Het stadsbestuur van Rotterdam gaat een omgevingsvergunning afgeven voor een windturbine op de groene Landtong met een tiphoogte van 210-235 meter, terwijl in het MER-advies stond dat die slechts 185 meter mocht worden. Raadslid Segers-Hoogendoorn van het CDA pakte het advies er nog eens bij en wist niet wat hij herlas.
a. Er ontbreekt milieu-informatie om tot een afgewogen oordeel te kunnen komen;
b. Kwantitatieve risicoanalyses van het voornemen in relatie tot de buisleidingen op de landtong als ook in relatie tot de omliggende risicovolle installaties (ligplaatsen en steigers voor schepen) ontbreken;
c. De natuurtoets in het MER zijn onvoldoende navolgbaar in hoeverre de 1%-mortaliteitsnorm voor de rosse vleermuizenpopulatie en de ruige dwergvleermuizenpopulatie wordt overschreden, en of de beoogde stilstandsvoorziening afdoende is om onder deze mortaliteitsnorm te blijven.
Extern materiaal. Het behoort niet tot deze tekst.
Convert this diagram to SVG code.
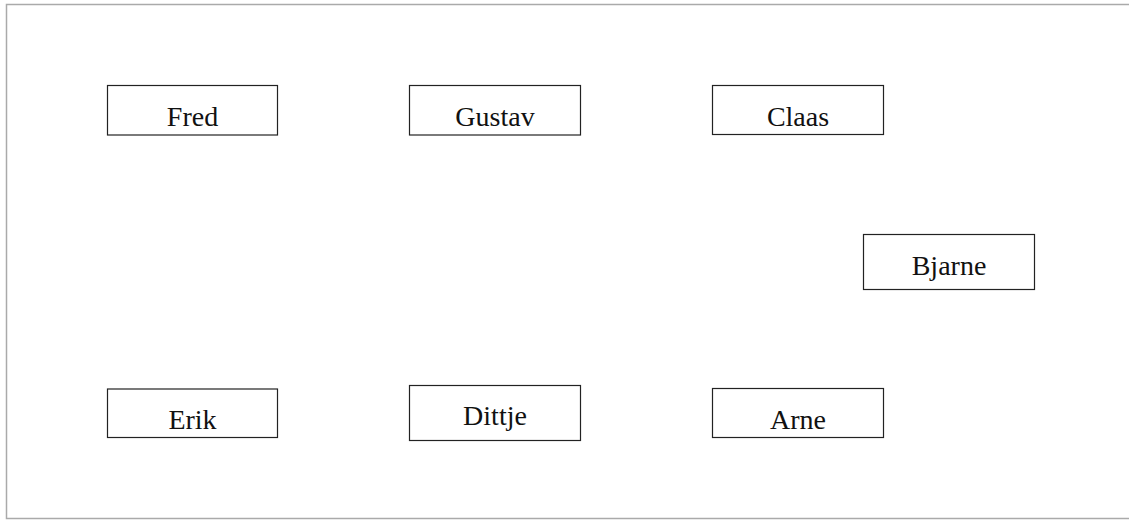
<svg xmlns="http://www.w3.org/2000/svg" width="1129" height="520" viewBox="0 0 1129 520">
<style>
.frame{fill:none;stroke:#aaaaaa;stroke-width:1.5}
.box{fill:#ffffff;stroke:#222222;stroke-width:1.2}
.lbl{font-family:"Liberation Serif","DejaVu Serif",serif;font-size:28px;fill:#111111;text-anchor:middle}
</style>
<rect x="0" y="0" width="1129" height="520" fill="#ffffff"/>
<rect class="frame" x="6.5" y="4.5" width="1140" height="514"/>
<g id="connectors"></g>
<g id="Fred"><rect class="box" x="107.5" y="85.5" width="170" height="49.5"/><text class="lbl" x="192.5" y="125.5">Fred</text></g>
<g id="Gustav"><rect class="box" x="409.5" y="85.5" width="171" height="49.5"/><text class="lbl" x="495" y="125.5">Gustav</text></g>
<g id="Claas"><rect class="box" x="712.5" y="85.5" width="171" height="49"/><text class="lbl" x="798" y="125.5">Claas</text></g>
<g id="Bjarne"><rect class="box" x="863.5" y="234.5" width="171" height="55"/><text class="lbl" x="949" y="274.5">Bjarne</text></g>
<g id="Erik"><rect class="box" x="107.5" y="389" width="170" height="48.5"/><text class="lbl" x="192.5" y="429">Erik</text></g>
<g id="Dittje"><rect class="box" x="409.5" y="385.5" width="171" height="55"/><text class="lbl" x="495" y="425">Dittje</text></g>
<g id="Arne"><rect class="box" x="712.5" y="388.5" width="171" height="49"/><text class="lbl" x="798" y="429">Arne</text></g>
</svg>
Naast de punten die de commissie MER aangeeft is volgens Segers-Hoogendoorn niet duidelijk in welke mate rekening is gehouden met de gevolgen voor het natuurgebied/stiltegebied/wandelgebied onder de windturbine als gevolg van de plaatsing ervan. En ook is onduidelijk wat de geluidscontouren van de te plaatsen windturbine zijn.
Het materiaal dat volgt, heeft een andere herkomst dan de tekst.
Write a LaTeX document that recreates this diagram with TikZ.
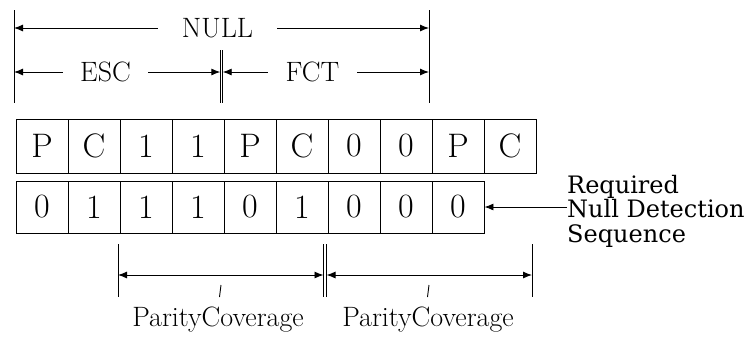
\documentclass[tikz,border=0pt]{standalone}
\usepackage{fontspec}
\newfontfamily\reqfont{DejaVu Serif}
\usetikzlibrary{arrows.meta}

\tikzset{
  cell/.style={draw=black,line width=0.9pt,minimum width=52pt,inner sep=0pt,font=\fontsize{34}{38}\selectfont},
  dimtext/.style={inner sep=0pt,minimum height=20pt,font=\fontsize{28}{30}\selectfont},
  dim/.style={line width=0.9pt,-{Latex[length=9pt,width=7pt]}},
  dimline/.style={line width=0.9pt},
}

\begin{document}
\begin{tikzpicture}[x=1pt,y=-1pt]
      \useasboundingbox (0,0) rectangle (751,341);

      % upper word
      \node[cell,minimum height=54pt] (p1) at (42,146) {P};
      \node[cell,minimum height=54pt] (p2) at (94,146) {C};
      \node[cell,minimum height=54pt] (p3) at (146,146) {1};
      \node[cell,minimum height=54pt] (p4) at (198,146) {1};
      \node[cell,minimum height=54pt] (p5) at (250,146) {P};
      \node[cell,minimum height=54pt] (p6) at (302,146) {C};
      \node[cell,minimum height=54pt] (p7) at (354,146) {0};
      \node[cell,minimum height=54pt] (p8) at (406,146) {0};
      \node[cell,minimum height=54pt] (p9) at (458,146) {P};
      \node[cell,minimum height=54pt] (p10) at (510,146) {C};

      % lower word
      \node[cell,minimum height=52pt] (q1) at (42,207) {0};
      \node[cell,minimum height=52pt] (q2) at (94,207) {1};
      \node[cell,minimum height=52pt] (q3) at (146,207) {1};
      \node[cell,minimum height=52pt] (q4) at (198,207) {1};
      \node[cell,minimum height=52pt] (q5) at (250,207) {0};
      \node[cell,minimum height=52pt] (q6) at (302,207) {1};
      \node[cell,minimum height=52pt] (q7) at (354,207) {0};
      \node[cell,minimum height=52pt] (q8) at (406,207) {0};
      \node[cell,minimum height=52pt] (q9) at (458,207) {0};

      \node[anchor=west,align=left,inner sep=0pt,font=\reqfont\fontsize{24}{24.5}\selectfont] (req) at (567,211) {Required\\Null Detection\\Sequence};
      \draw[dim] (req.west |- q9.east) -- (q9.east);

      % NULL / ESC / FCT
      \draw[dimline] (14,10) -- (14,103);
      \draw[dimline] (429,10) -- (429,103);
      \draw[dimline] (220.3,50) -- (220.3,103);
      \draw[dimline] (222.7,50) -- (222.7,103);

      \coordinate (nullL) at (14,28);
      \coordinate (nullR) at (429,28);
      \coordinate (escL) at (14,72);
      \coordinate (escR) at (220.3,72);
      \coordinate (fctL) at (222.7,72);
      \coordinate (fctR) at (429,72);

      \node[dimtext,minimum width=119pt] (null) at (217.5,28) {NULL};
      \node[dimtext,minimum width=85pt] (esc) at (105.5,72) {ESC};
      \node[dimtext,minimum width=89pt] (fct) at (312.5,72) {FCT};

      \draw[dim] (null.west) -- (nullL);
      \draw[dim] (null.east) -- (nullR);
      \draw[dim] (esc.west) -- (escL);
      \draw[dim] (esc.east) -- (escR);
      \draw[dim] (fct.west) -- (fctL);
      \draw[dim] (fct.east) -- (fctR);

      % parity coverage
      \draw[dimline] (118,244) -- (118,297);
      \draw[dimline] (532,244) -- (532,297);
      \draw[dimline] (323.5,244) -- (323.5,297);
      \draw[dimline] (326.5,244) -- (326.5,297);
      \draw[dimline] (221,285) -- (219.5,297);
      \draw[dimline] (429,285) -- (427.5,297);

      \coordinate (pcA) at (118,275);
      \coordinate (pcB) at (323.5,275);
      \coordinate (pcC) at (326.5,275);
      \coordinate (pcD) at (532,275);
      \draw[dim,{Latex[length=9pt,width=7pt]}-{Latex[length=9pt,width=7pt]}] (pcA) -- (pcB);
      \draw[dim,{Latex[length=9pt,width=7pt]}-{Latex[length=9pt,width=7pt]}] (pcC) -- (pcD);

      \node[dimtext] (pc1) at (218,320) {ParityCoverage};
      \node[dimtext] (pc2) at (428,320) {ParityCoverage};

\end{tikzpicture}
\end{document}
In het advies van de Veiligheidsregio staat: “Het project “Repowering en uitbreiding Windpark landtong Rozenburg” leidt in elk van de mogelijke alternatieven tot een serieuze vergroting van risico’s voor aanwezigen (op de ligplaatsen), voor mensen in de omgeving (door de optredende domino effecten), voor de stroomvoorziening en het milieu”. Dit is dus een negatief advies, vindt het CDA, en dus wil Segers-Hoogendoorn van milieuwethouders Zeegers (D66) gemotiveerd hebben waarom dit negatieve advies van de Veiligheidsregio wordt genegeerd?